For Wake Forest, women first began enrolling in 1942. In 1944, 125 women made up the student population of 756. As the number of students making up the population increased, the number of women did not increase in the same manner. In 1949, women were 300/2,313.3 This small population of women were held to a very specific set of standards. For students, Wake Forest issued a student handbook outlining rules that all students attending must follow. “The Handbook for Women Students of Wake Forest University” was an addition to this, laying out rules for just women. This ranged from dating privileges to what time lights must be out, when typewriters can be used, and when calls are to be made.4 Parents were looked to as the guardians of women, still being asked for written permission to let their daughters leave campus. Until handed off to husbands to make rules for them, women were property of their parents and subject to the school’s rules. Miss Lois, one of the heads of the women at Wake Forest, claimed that her strict set of rules for women were simply because she had “high standards for female behavior”.5

Women in Education: An Opposition to Communism

Especially in the south, institutions had a desire to prove their hatred of socialism post WWII; this came with an eruption of religion. “Religious participation was heavily emphasized in the postwar life of the old campus, and the standing of Bible studies was enhanced.”6 Out of 215 women enrolled at Wake Forest in 1945, 43 were religious studies majors.7 This was another reason to include a few women; use them as a political tactic to boost religion in America and oppose the idea that Wake Forest might be threatened with communism. Hence, the strict rules for women to keep a moral compass. Dr. Kitchin wanted to ensure there was “no radicalism here at Wake Forest.”8 He wanted Wake Forest to encompass an "unusually fine type of Christian men and women" whose total emphasis was upon "a way of life which is an absolute contradiction to the teachings and practices of Communism."9

Student Body

In regards to women’s admittance to Wake Forest, women’s test scores were on average 50-100 points higher than men’s since there were fewer spots available for them10; they worked harder to receive less. Women had complaints about this student body; “Wake Forest women voiced a very common complaint to the reporter: since admissions standards for men were lower, women tended to be more ambitious and intelligent, and they found it difficult to locate a marriageable man on the campus.”11

No Longer Accepting of Conservatism in Southern Institutions

University of Georgia rules for women in 1922 included those like “conduct must at all times be prudent and becoming to a woman” and “improper dancing must be prohibited.”12, similar to those in the Wake Forest Handbook for Women.

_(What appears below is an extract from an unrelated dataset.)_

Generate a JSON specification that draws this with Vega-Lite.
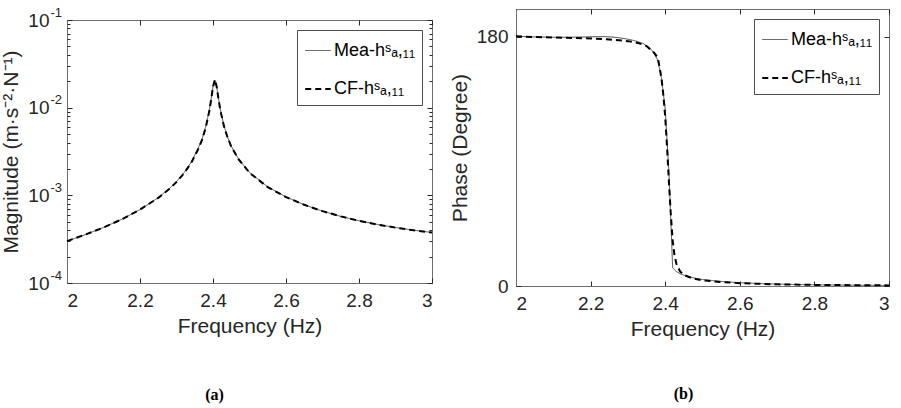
{
  "$schema": "https://vega.github.io/schema/vega-lite/v6.json",
  "padding": {"left": 0, "top": 5, "right": 3, "bottom": 5},
  "background": "white",
  "datasets": {
    "mag": [
      {"s":"Mea","f":2.00,"m":3.00e-4},{"s":"Mea","f":2.05,"m":3.56e-4},{"s":"Mea","f":2.10,"m":4.30e-4},{"s":"Mea","f":2.15,"m":5.33e-4},{"s":"Mea","f":2.20,"m":6.87e-4},{"s":"Mea","f":2.25,"m":9.40e-4},{"s":"Mea","f":2.28,"m":1.19e-3},{"s":"Mea","f":2.30,"m":1.435e-3},{"s":"Mea","f":2.32,"m":1.80e-3},{"s":"Mea","f":2.34,"m":2.38e-3},{"s":"Mea","f":2.36,"m":3.48e-3},{"s":"Mea","f":2.37,"m":4.40e-3},{"s":"Mea","f":2.38,"m":6.06e-3},{"s":"Mea","f":2.39,"m":9.46e-3},{"s":"Mea","f":2.395,"m":1.264e-2},{"s":"Mea","f":2.40,"m":1.74e-2},{"s":"Mea","f":2.405,"m":2.07e-2},{"s":"Mea","f":2.41,"m":1.75e-2},{"s":"Mea","f":2.415,"m":1.28e-2},{"s":"Mea","f":2.42,"m":9.62e-3},{"s":"Mea","f":2.43,"m":6.25e-3},{"s":"Mea","f":2.44,"m":4.59e-3},{"s":"Mea","f":2.45,"m":3.63e-3},{"s":"Mea","f":2.47,"m":2.60e-3},{"s":"Mea","f":2.50,"m":1.82e-3},{"s":"Mea","f":2.55,"m":1.25e-3},{"s":"Mea","f":2.60,"m":9.6e-4},{"s":"Mea","f":2.65,"m":7.8e-4},{"s":"Mea","f":2.70,"m":6.6e-4},{"s":"Mea","f":2.75,"m":5.75e-4},{"s":"Mea","f":2.80,"m":5.13e-4},{"s":"Mea","f":2.85,"m":4.66e-4},{"s":"Mea","f":2.90,"m":4.29e-4},{"s":"Mea","f":2.95,"m":4.00e-4},{"s":"Mea","f":3.00,"m":3.77e-4},
      {"s":"CF","f":2.00,"m":3.00e-4},{"s":"CF","f":2.05,"m":3.56e-4},{"s":"CF","f":2.10,"m":4.30e-4},{"s":"CF","f":2.15,"m":5.33e-4},{"s":"CF","f":2.20,"m":6.87e-4},{"s":"CF","f":2.25,"m":9.35e-4},{"s":"CF","f":2.28,"m":1.18e-3},{"s":"CF","f":2.30,"m":1.42e-3},{"s":"CF","f":2.32,"m":1.77e-3},{"s":"CF","f":2.34,"m":2.33e-3},{"s":"CF","f":2.36,"m":3.40e-3},{"s":"CF","f":2.37,"m":4.30e-3},{"s":"CF","f":2.38,"m":5.90e-3},{"s":"CF","f":2.39,"m":9.20e-3},{"s":"CF","f":2.395,"m":1.24e-2},{"s":"CF","f":2.40,"m":1.72e-2},{"s":"CF","f":2.405,"m":2.09e-2},{"s":"CF","f":2.41,"m":1.74e-2},{"s":"CF","f":2.415,"m":1.26e-2},{"s":"CF","f":2.42,"m":9.40e-3},{"s":"CF","f":2.43,"m":6.15e-3},{"s":"CF","f":2.44,"m":4.55e-3},{"s":"CF","f":2.45,"m":3.60e-3},{"s":"CF","f":2.47,"m":2.58e-3},{"s":"CF","f":2.50,"m":1.81e-3},{"s":"CF","f":2.55,"m":1.24e-3},{"s":"CF","f":2.60,"m":9.55e-4},{"s":"CF","f":2.65,"m":7.8e-4},{"s":"CF","f":2.70,"m":6.6e-4},{"s":"CF","f":2.75,"m":5.75e-4},{"s":"CF","f":2.80,"m":5.12e-4},{"s":"CF","f":2.85,"m":4.65e-4},{"s":"CF","f":2.90,"m":4.28e-4},{"s":"CF","f":2.95,"m":3.99e-4},{"s":"CF","f":3.00,"m":3.76e-4}
    ],
    "phase": [
      {"s":"Mea","f":2.00,"p":180.4},{"s":"Mea","f":2.02,"p":180.1},{"s":"Mea","f":2.04,"p":179.9},{"s":"Mea","f":2.06,"p":179.8},{"s":"Mea","f":2.08,"p":179.7},{"s":"Mea","f":2.10,"p":179.6},{"s":"Mea","f":2.14,"p":179.6},{"s":"Mea","f":2.18,"p":179.8},{"s":"Mea","f":2.22,"p":180.0},{"s":"Mea","f":2.24,"p":180.0},{"s":"Mea","f":2.26,"p":179.7},{"s":"Mea","f":2.28,"p":179.1},{"s":"Mea","f":2.30,"p":178.2},{"s":"Mea","f":2.32,"p":177.0},{"s":"Mea","f":2.34,"p":175.2},{"s":"Mea","f":2.36,"p":171.5},{"s":"Mea","f":2.37,"p":168},{"s":"Mea","f":2.38,"p":163},{"s":"Mea","f":2.39,"p":150},{"s":"Mea","f":2.40,"p":128},{"s":"Mea","f":2.41,"p":82},{"s":"Mea","f":2.42,"p":13},{"s":"Mea","f":2.43,"p":10.5},{"s":"Mea","f":2.44,"p":8.8},{"s":"Mea","f":2.46,"p":6.9},{"s":"Mea","f":2.48,"p":5.6},{"s":"Mea","f":2.50,"p":4.7},{"s":"Mea","f":2.55,"p":3.3},{"s":"Mea","f":2.60,"p":2.4},{"s":"Mea","f":2.65,"p":1.8},{"s":"Mea","f":2.70,"p":1.4},{"s":"Mea","f":2.75,"p":1.1},{"s":"Mea","f":2.80,"p":0.9},{"s":"Mea","f":2.90,"p":0.6},{"s":"Mea","f":3.00,"p":0.4},
      {"s":"CF","f":2.00,"p":180.3},{"s":"CF","f":2.05,"p":179.8},{"s":"CF","f":2.10,"p":179.4},{"s":"CF","f":2.15,"p":179.1},{"s":"CF","f":2.20,"p":178.7},{"s":"CF","f":2.25,"p":178.0},{"s":"CF","f":2.30,"p":176.8},{"s":"CF","f":2.33,"p":175.3},{"s":"CF","f":2.35,"p":173.2},{"s":"CF","f":2.37,"p":168.5},{"s":"CF","f":2.38,"p":165},{"s":"CF","f":2.385,"p":158},{"s":"CF","f":2.39,"p":150},{"s":"CF","f":2.395,"p":138},{"s":"CF","f":2.40,"p":122},{"s":"CF","f":2.405,"p":100},{"s":"CF","f":2.41,"p":75},{"s":"CF","f":2.415,"p":52},{"s":"CF","f":2.42,"p":33},{"s":"CF","f":2.425,"p":22},{"s":"CF","f":2.43,"p":16},{"s":"CF","f":2.44,"p":10.5},{"s":"CF","f":2.45,"p":8.0},{"s":"CF","f":2.47,"p":5.8},{"s":"CF","f":2.50,"p":4.1},{"s":"CF","f":2.55,"p":2.9},{"s":"CF","f":2.60,"p":2.0},{"s":"CF","f":2.70,"p":1.2},{"s":"CF","f":2.80,"p":0.8},{"s":"CF","f":2.90,"p":0.6},{"s":"CF","f":3.00,"p":0.45}
    ]
  },
  "config": {
    "font": "Liberation Sans",
    "view": {"stroke": "#6e6e6e", "strokeWidth": 1},
    "axis": {
      "labelFont": "Liberation Sans", "labelFontSize": 19, "labelColor": "#262626",
      "titleFont": "Liberation Sans", "titleFontSize": 21, "titleFontWeight": "normal", "titleColor": "#262626",
      "domainColor": "#6e6e6e", "tickColor": "#262626", "grid": false, "tickSize": -5, "labelPadding": 13
    },
    "legend": {
      "orient": "top-right", "offset": 10, "strokeColor": "#4d4d4d", "fillColor": "white",
      "padding": 7, "labelFont": "Liberation Sans", "labelFontSize": 18, "labelColor": "#000",
      "symbolType": "stroke", "symbolSize": 650, "rowPadding": 15, "labelOffset": 2
    }
  },
  "spacing": 14,
  "hconcat": [
    {
      "spacing": -5,
      "vconcat": [
        {
          "width": 365, "height": 1,
          "view": {"stroke": null},
          "data": {"name": "mag"},
          "mark": {"type": "point", "opacity": 0, "size": 0},
          "encoding": {}
        },
        {
          "width": 365, "height": 263,
          "title": {"text": "(a)", "orient": "bottom", "font": "Liberation Serif", "fontSize": 16, "fontWeight": "bold", "color": "#000", "offset": 51, "dx": -35},
          "data": {"name": "mag"},
          "layer": [
            {
              "mark": {"type": "line", "strokeJoin": "round"},
              "encoding": {
                "x": {"field": "f", "type": "quantitative", "scale": {"domain": [2, 3], "nice": false}, "axis": {"values": [2, 2.2, 2.4, 2.6, 2.8, 3], "title": "Frequency (Hz)", "format": "~g", "titlePadding": 5}},
                "y": {"field": "m", "type": "quantitative", "scale": {"type": "log", "domain": [0.0001, 0.1], "nice": false}, "axis": {"values": [0.0001, 0.001, 0.01, 0.1], "labelExpr": "'10'", "labelPadding": 23, "title": "Magnitude (m·s⁻²·N⁻¹)", "titlePadding": 6}},
                "color": {"field": "s", "type": "nominal", "scale": {"domain": ["Mea", "CF"], "range": ["#4d4d4d", "#000000"]}, "legend": {"title": null, "labelExpr": "datum.label + '-hˢₐ,₁₁'"}},
                "strokeDash": {"field": "s", "type": "nominal", "scale": {"domain": ["Mea", "CF"], "range": [[1, 0], [6, 4]]}, "legend": {"title": null, "labelExpr": "datum.label + '-hˢₐ,₁₁'"}},
                "strokeWidth": {"field": "s", "type": "nominal", "scale": {"domain": ["Mea", "CF"], "range": [1, 2]}, "legend": {"title": null, "labelExpr": "datum.label + '-hˢₐ,₁₁'"}}
              }
            },
            {
              "mark": {"type": "line", "opacity": 0},
              "encoding": {
                "x": {"field": "f", "type": "quantitative", "axis": {"orient": "top", "values": [2, 2.2, 2.4, 2.6, 2.8, 3], "labels": false, "title": null, "domain": false}},
                "y": {"field": "m", "type": "quantitative", "axis": {"orient": "right", "values": [0.0001, 0.001, 0.01, 0.1], "labels": false, "title": null, "domain": false}},
                "detail": {"field": "s"}
              }
            },
            {
              "mark": {"type": "line", "opacity": 0},
              "encoding": {
                "x": {"field": "f", "type": "quantitative", "axis": null},
                "y": {"field": "m", "type": "quantitative", "axis": {"orient": "left", "values": [0.0001, 0.001, 0.01, 0.1], "ticks": false, "domain": false, "title": null, "labelExpr": "datum.value > 0.05 ? '-1' : datum.value > 0.005 ? '-2' : datum.value > 0.0005 ? '-3' : '-4'", "labelFontSize": 13, "labelAlign": "left", "labelPadding": 17, "labelOffset": -8}},
                "detail": {"field": "s"}
              }
            },
            {
              "mark": {"type": "line", "opacity": 0},
              "encoding": {
                "x": {"field": "f", "type": "quantitative", "axis": null},
                "y": {"field": "m", "type": "quantitative", "axis": {"orient": "left", "values": [0.0002,0.0003,0.0004,0.0005,0.0006,0.0007,0.0008,0.0009,0.002,0.003,0.004,0.005,0.006,0.007,0.008,0.009,0.02,0.03,0.04,0.05,0.06,0.07,0.08,0.09], "labels": false, "domain": false, "title": null, "tickSize": -3}},
                "detail": {"field": "s"}
              }
            },
            {
              "mark": {"type": "line", "opacity": 0},
              "encoding": {
                "x": {"field": "f", "type": "quantitative", "axis": null},
                "y": {"field": "m", "type": "quantitative", "axis": {"orient": "right", "values": [0.0002,0.0003,0.0004,0.0005,0.0006,0.0007,0.0008,0.0009,0.002,0.003,0.004,0.005,0.006,0.007,0.008,0.009,0.02,0.03,0.04,0.05,0.06,0.07,0.08,0.09], "labels": false, "domain": false, "title": null, "tickSize": -3}},
                "detail": {"field": "s"}
              }
            }
          ],
          "resolve": {"axis": {"x": "independent", "y": "independent"}}
        }
      ],
      "resolve": {
        "scale": {"color": "independent", "strokeDash": "independent", "strokeWidth": "independent"},
        "legend": {"color": "independent", "strokeDash": "independent", "strokeWidth": "independent"}
      }
    },
    {
      "width": 373, "height": 277,
      "title": {"text": "(b)", "orient": "bottom", "font": "Liberation Serif", "fontSize": 16, "fontWeight": "bold", "color": "#000", "offset": 47, "dx": -19},
      "data": {"name": "phase"},
      "layer": [
        {
          "mark": {"type": "line", "strokeJoin": "round"},
          "encoding": {
            "x": {"field": "f", "type": "quantitative", "scale": {"domain": [2, 3], "nice": false}, "axis": {"values": [2, 2.2, 2.4, 2.6, 2.8, 3], "title": "Frequency (Hz)", "format": "~g", "titlePadding": 5}},
            "y": {"field": "p", "type": "quantitative", "scale": {"domain": [0, 200], "nice": false}, "axis": {"values": [0, 180], "title": "Phase (Degree)", "titlePadding": 6, "labelPadding": 13}},
            "color": {"field": "s", "type": "nominal", "scale": {"domain": ["Mea", "CF"], "range": ["#4d4d4d", "#000000"]}, "legend": {"title": null, "labelExpr": "datum.label + '-hˢₐ,₁₁'"}},
            "strokeDash": {"field": "s", "type": "nominal", "scale": {"domain": ["Mea", "CF"], "range": [[1, 0], [6, 4]]}, "legend": {"title": null, "labelExpr": "datum.label + '-hˢₐ,₁₁'"}},
            "strokeWidth": {"field": "s", "type": "nominal", "scale": {"domain": ["Mea", "CF"], "range": [1, 2]}, "legend": {"title": null, "labelExpr": "datum.label + '-hˢₐ,₁₁'"}}
          }
        },
        {
          "mark": {"type": "line", "opacity": 0},
          "encoding": {
            "x": {"field": "f", "type": "quantitative", "axis": {"orient": "top", "values": [2, 2.2, 2.4, 2.6, 2.8, 3], "labels": false, "title": null, "domain": false}},
            "y": {"field": "p", "type": "quantitative", "axis": {"orient": "right", "values": [0, 180], "labels": false, "title": null, "domain": false}},
            "detail": {"field": "s"}
          }
        }
      ],
      "resolve": {"axis": {"x": "independent", "y": "independent"}}
    }
  ],
  "resolve": {
    "scale": {"color": "independent", "strokeDash": "independent", "strokeWidth": "independent"},
    "legend": {"color": "independent", "strokeDash": "independent", "strokeWidth": "independent"}
  }
}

It was bound for women to eventually question what this “gendered nature of higher education”13 is qualified by. Women were considered “not wholesome” if they did not follow these rules. In 1957, students at UGA marched in protest to rules pertaining to women’s morality and the “racial, gender, and class-based past”14 that they are based upon. Many of these rules were accepted as commonplace because they were used so often in other southern institutions. In the US Supreme Court's 1960 Dixon v. Alabama State Board of Education decision, the court ruled that these rules were acceptable because of how many institutions had them.

In 1968, new rules were finally introduced at the University of Georgia; these rules at Wake Forest were finally done away with in 1971, when the last edition of the Women’s Handbook was published. There had to have been an animosity toward these rules, as women recognized the differences in how they were told to behave. In the Z. Smith Reynolds Library, the archives show how many women were written up for things like not making up their bed or being on the phone past permitted hours. Because of this, I question the extent women truly cared about these rules and how seriously they were taken. Now, more women than men are enrolled at Wake Forest, and appearances like the Women’s Handbook would definitely not be tolerated.